Word Guessing Game in Java
A long long time ago I used to prefer Java over Python or any other language for quick work, and I was also a member of the Computing Club at Grand Rapids Community College. From time to time they'd choose challenges from Reddit for fun, but I was the only one who even approached the "medium" or "hard" difficulty challenges. The conclusion they reached was that you can be a ridiculous programmer without a degree, and that being a hobbyist like me is a red flag. If you don't mind I'd like to take you down memory lane, and walk through the text game I quickly put together.
The biggest difference between Java and Python is that every program needs a defined class. The name of the class you use must be the same as the name of the filename. The easiest way I have come to think of a class over the years is as like a filing cabinet. You can define the characteristics or "fields" of a class, which are just variables you believe will be important for the class. For example, if your class was a human you could define its hair color, eye color, height, weight, and so on. Classes also let you define the methods associated with that class. For example, since humans can run you may want some method that lets humans move a little faster than walking. The reason you would use classes is that if you are working with a large project, like a video game, you don't have to write code for each individual item (e.g. gun, human, car, building). Unlike Python, Java also requires a main method.

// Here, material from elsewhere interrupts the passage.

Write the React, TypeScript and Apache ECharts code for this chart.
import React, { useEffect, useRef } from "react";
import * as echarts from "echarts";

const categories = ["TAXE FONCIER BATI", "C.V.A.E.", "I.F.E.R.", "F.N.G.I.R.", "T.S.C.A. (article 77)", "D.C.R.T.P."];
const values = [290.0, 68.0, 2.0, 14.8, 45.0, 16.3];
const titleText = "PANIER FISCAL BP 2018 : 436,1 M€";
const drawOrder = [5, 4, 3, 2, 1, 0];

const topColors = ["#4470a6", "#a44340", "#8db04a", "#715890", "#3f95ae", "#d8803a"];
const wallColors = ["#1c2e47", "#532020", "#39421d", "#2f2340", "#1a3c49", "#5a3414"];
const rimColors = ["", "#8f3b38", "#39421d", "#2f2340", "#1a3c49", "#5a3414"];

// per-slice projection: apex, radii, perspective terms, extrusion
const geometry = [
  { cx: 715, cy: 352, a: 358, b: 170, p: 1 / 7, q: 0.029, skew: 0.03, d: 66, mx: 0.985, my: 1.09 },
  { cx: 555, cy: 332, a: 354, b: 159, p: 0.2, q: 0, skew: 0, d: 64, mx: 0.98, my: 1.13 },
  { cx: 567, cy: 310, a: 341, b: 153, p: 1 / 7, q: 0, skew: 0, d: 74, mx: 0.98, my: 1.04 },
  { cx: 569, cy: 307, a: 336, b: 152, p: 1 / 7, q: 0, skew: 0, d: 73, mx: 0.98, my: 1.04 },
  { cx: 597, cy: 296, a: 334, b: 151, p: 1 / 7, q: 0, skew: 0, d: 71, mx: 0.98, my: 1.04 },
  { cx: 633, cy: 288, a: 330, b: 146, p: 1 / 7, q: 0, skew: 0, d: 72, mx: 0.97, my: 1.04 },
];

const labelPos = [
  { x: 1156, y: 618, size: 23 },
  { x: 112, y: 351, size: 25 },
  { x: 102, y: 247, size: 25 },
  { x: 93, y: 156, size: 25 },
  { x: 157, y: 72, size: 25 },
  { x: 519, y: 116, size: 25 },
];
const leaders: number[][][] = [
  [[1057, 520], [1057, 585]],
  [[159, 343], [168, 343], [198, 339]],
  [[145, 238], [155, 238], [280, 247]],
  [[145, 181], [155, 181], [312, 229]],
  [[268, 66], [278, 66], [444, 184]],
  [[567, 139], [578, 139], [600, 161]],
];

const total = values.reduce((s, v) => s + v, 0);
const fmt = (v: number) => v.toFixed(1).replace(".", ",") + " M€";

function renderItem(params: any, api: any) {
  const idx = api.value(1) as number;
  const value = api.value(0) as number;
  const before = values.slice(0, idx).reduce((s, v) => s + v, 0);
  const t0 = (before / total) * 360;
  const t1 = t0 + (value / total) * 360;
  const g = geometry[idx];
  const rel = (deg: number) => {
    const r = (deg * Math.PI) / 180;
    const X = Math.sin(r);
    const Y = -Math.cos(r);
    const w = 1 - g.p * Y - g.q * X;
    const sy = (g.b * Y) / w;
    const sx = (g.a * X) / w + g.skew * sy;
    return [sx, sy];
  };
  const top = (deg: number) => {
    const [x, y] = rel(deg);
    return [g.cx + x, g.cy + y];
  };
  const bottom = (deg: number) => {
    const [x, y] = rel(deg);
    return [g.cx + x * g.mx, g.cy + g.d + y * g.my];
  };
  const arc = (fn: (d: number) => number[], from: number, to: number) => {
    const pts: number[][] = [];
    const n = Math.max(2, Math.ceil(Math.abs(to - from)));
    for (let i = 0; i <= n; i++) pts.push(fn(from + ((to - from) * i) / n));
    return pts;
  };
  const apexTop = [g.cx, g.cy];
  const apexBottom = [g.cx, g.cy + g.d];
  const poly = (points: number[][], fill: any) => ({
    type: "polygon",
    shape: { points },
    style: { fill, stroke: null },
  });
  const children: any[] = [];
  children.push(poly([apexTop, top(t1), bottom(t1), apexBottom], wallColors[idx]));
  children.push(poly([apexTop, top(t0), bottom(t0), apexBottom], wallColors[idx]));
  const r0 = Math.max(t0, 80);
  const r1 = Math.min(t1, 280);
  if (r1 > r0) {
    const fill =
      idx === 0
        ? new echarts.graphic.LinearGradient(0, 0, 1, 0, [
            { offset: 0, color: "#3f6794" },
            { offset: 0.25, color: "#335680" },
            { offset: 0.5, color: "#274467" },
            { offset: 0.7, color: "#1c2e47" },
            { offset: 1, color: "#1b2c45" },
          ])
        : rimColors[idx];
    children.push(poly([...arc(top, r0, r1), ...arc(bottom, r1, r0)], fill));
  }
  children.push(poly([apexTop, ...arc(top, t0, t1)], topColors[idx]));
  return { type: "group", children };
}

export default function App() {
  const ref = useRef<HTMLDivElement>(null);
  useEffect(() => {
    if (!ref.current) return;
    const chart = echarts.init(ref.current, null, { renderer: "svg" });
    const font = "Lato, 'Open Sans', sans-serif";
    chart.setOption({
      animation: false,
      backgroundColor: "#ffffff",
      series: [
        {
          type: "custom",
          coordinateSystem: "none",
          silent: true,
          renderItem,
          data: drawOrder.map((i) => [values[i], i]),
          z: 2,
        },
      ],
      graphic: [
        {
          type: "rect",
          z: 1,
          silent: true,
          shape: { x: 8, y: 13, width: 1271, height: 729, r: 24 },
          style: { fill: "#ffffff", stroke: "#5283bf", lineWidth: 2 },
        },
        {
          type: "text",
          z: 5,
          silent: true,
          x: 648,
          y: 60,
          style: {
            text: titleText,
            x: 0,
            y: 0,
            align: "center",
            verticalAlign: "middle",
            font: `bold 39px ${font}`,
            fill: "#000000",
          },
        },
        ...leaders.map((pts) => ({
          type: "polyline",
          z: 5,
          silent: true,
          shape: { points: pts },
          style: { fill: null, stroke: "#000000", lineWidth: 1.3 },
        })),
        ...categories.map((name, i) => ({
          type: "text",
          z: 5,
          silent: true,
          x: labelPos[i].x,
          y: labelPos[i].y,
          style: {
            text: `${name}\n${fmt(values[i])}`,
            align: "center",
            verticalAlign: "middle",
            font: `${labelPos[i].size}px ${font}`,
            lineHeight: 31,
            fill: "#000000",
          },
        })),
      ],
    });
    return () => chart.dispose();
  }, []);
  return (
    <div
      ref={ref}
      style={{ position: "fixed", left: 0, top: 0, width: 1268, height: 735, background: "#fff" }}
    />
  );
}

Main methods are pretty common in programming languages, and they are basically a trigger for the compiler. I have heard conflicting ideas over the years regarding best practice for using main methods, but in general I would probably try to keep code within the main method to a minimum. A lot of the code I write for this web site is just sloppily put together coding solutions and proof of concepts, so it's fine. If you're really trying to show off with beautiful code though I highly recommend using more functions than I did. My main function uses Java Scanners to let the user both choose the difficulty of the word they want to attempt, and record their attempts. They get four tries regardless of attempt, and the difficulty of the word is determined by word length. There's only like five words per difficulty, and it's basically randomly chosen.
This next code segment uses a switch-case statement instead of an if-statement. In nature a switch-case statement is basically an if-statement that can only determine if two things are equal. You start out by telling the switch statement what variable you want to be the primary value being compared, and then by telling it what values it could equate to and what to do if it equates to those values. In the case of what to do when your variable equals a certain value is the case part. The benefit of a switch-case statement is that they are much faster than if-statements thanks to the hard work of Computer Engineers. From what I recall from college with switch-statements the computer goes straight to the relevant case instead of trying to compare your value against every possible branch, which is the behavior with if-statements.
The final portion of the code includes a dynamically sized static array. Doesn't make sense right? I know. One time an author of a book on C++ had the audacity to tell me that you cannot set or change the sizes of static arrays. You would think people would learn by now. A professor at an old university also once told me that Linux does not support RDP. I found an app on my Chromebook from Microsoft that suggested differently, and I'd remote into the servers on campus even though performance was bad just to prove a point. Anyway, if you wait long enough before you declare your array you can make sure it's large enough for your needs. Dynamic arrays are not always needed if you do not know the size of an array right off the bat.
The while loop is set to run while you have at least one guess left. It tells you how many letters you've gotten right and how many guesses you have left. Then it lets you make your guess, iterates through the word comparing each letter in your word with the word it chose for you to guess. It was supposed to only expose letters when they match up perfectly, but I think it's backwards. Once you have guessed all the letters in the word it tells you congratulations or tells you the word if you fail.
That is basically the breakdown of the code I gave the club 4 years ago. If I were to refactor this code I would write several functions within the class, and make it its own class. That way in the main function all I would have to do is use a class constructor, and maybe a while loop or something. The main method would definitely be far more compact and readable. Unfortunately, the best I can do is let you see the source code on Github, and a video demonstration of the app running below. Please keep in mind any bugs present are because we had a week to get through three challenges of varying difficulties.
I did my best to get through all three. I would offer a direct download for the script itself, but compiling Java applications are kind of a pain if you're not actively developing in Java. I only ever used it to prototype C++ applications or to write sloppy code quickly since memory management would not be a concern (unlike in OOP style C++).